PRESS RELEASE: Two-and-a-half years in the making, Eskimo Joe frontman Kav Temperley has unveiled his sophomore solo album, Machines Of Love & Grace. A product of the past few years spent with a global pandemic at the forefront of our collective minds, it’s an album that shows Temperley’s iconic power as a songwriter and a storyteller, and further cements his status as one of the country’s most prominent and beloved voices.
“Machines Of Love & Grace started its life in the very first week of COVID,” explains Temperley, who calls the album his most ambitious work to date. “Myself and my wife had just returned from the US and then one day later the whole entire world shut down. At the same time, I also came down with a mystery virus that was too early in the pandemic to test for COVID. So while everyone went into lockdown, I began to isolate myself in my bedroom only talking to my family through a small crack in the bedroom window.”
Beginning to write his new album as a way to deal with the chaos unfolding around him, Temperley slowly started penning tracks that covered the entire spectrum of emotions felt by the world at large throughout this time. “This album is rooted heavily in storytelling, and my hope is that by telling my story, people get their own stories back in return,” Temperley explains.

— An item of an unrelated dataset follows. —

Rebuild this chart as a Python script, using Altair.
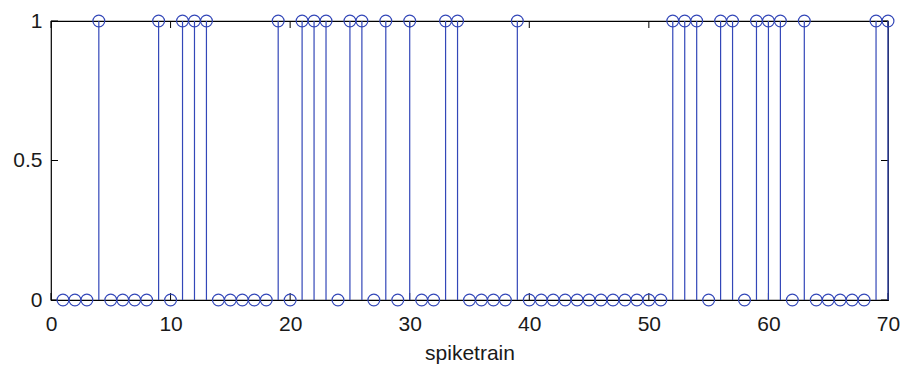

The result is an album that is as powerful as it is eclectic, and comfortably sits alongside Temperley’s already-impressive discography as one of his most accomplished records so far. In between the soaring choruses and hard-hitting lyricism, Temperley doesn’t stray from the heavy topics, allowing them to serve as the harsh, realistic yin to the idealistic, comforting yang that the record provides. Machines Of Love & Grace expertly dives head-first into COVID-related themes, including those of self-isolation (Emergency In D Minor) and anti-vaxxers and the environment (The Fence), before switching focus to more widespread problems such as screen addiction in its title track, and the heart-rending realism of issues caused by alcoholism and domestic violence (Last Of The Wine).
All the while, these almost despairing tracks are paired by an overarching search for a sense of place (Homesickness, Graduation Day), combining to provide a unifying soundtrack that shows while we might have all felt an all-encompassing sense of loneliness throughout these past years, we certainly were not alone in our search for clarity.
Temperley also taps a number of his famous friends for Machines Of Love & Grace, including Little Birdy’s Katy Steele, who joins in on Graduation Day, and John Butler, who appears in latest single, The Fence. “I first met John properly back in 2001 when he was living on the studio couch where we were working on our first Eskimo Joe album Girl,” remembers Temperley. “He was a familiar face around town; he could often be found busking outside the Fremantle Markets with his dreadlocks and familiar 12-string guitar. Many years and shared festival lineups later we finally sat down to write a song together for the first time, the song was called We Want More and it ended up on his wonderful album Home.
“So two-and-half-years into the global pandemic, we got together again at his home in the beautiful surrounds of Margaret River,” he adds.“We talked about where our heads were at, all the big decisions we were having to make due to the global pandemic, everything from the environment to the anti-vax movement. That conversation turned into a song called The Fence and where we ended up is that there is no room to sit on the fence.”
Ultimately, Machines Of Love & Grace arrives as an album that Temperley himself describes as being much less considered, and more of an organic, almost reactionary composition that captures his own musical truth that resulted from these past few years. “With my first solo album, All Your Devotion, I was really searching for who I was as an artist outside of Eskimo Joe,” Temperley explains.“I dug deep into my musical influences such as singer-songwriters from the early ‘70s like Neil Young and Van Morrison. However with this album there was less time to analyse what kind of record I was trying to make, because I was head-down, having to do everything myself. By necessity most of the album was written and recorded in my little studio in Fremantle, but the result is a much more organic rock’n’roll album that relies heavily on storytelling.”
To promote the release of Machines Of Love & Grace, Temperley will be hitting the road for a solo tour in February to play cuts from the record in Sydney, Melbourne, Brisbane, Adelaide, and Perth. Venues, show details and info will be announced on Tuesday 25 October at www.kavtemperley.com.au, tickets go on sale Tuesday 25 October at 10AM AEDT from www.kavtemperley.com.au.
Machines Of Love & Grace is out today, October 19.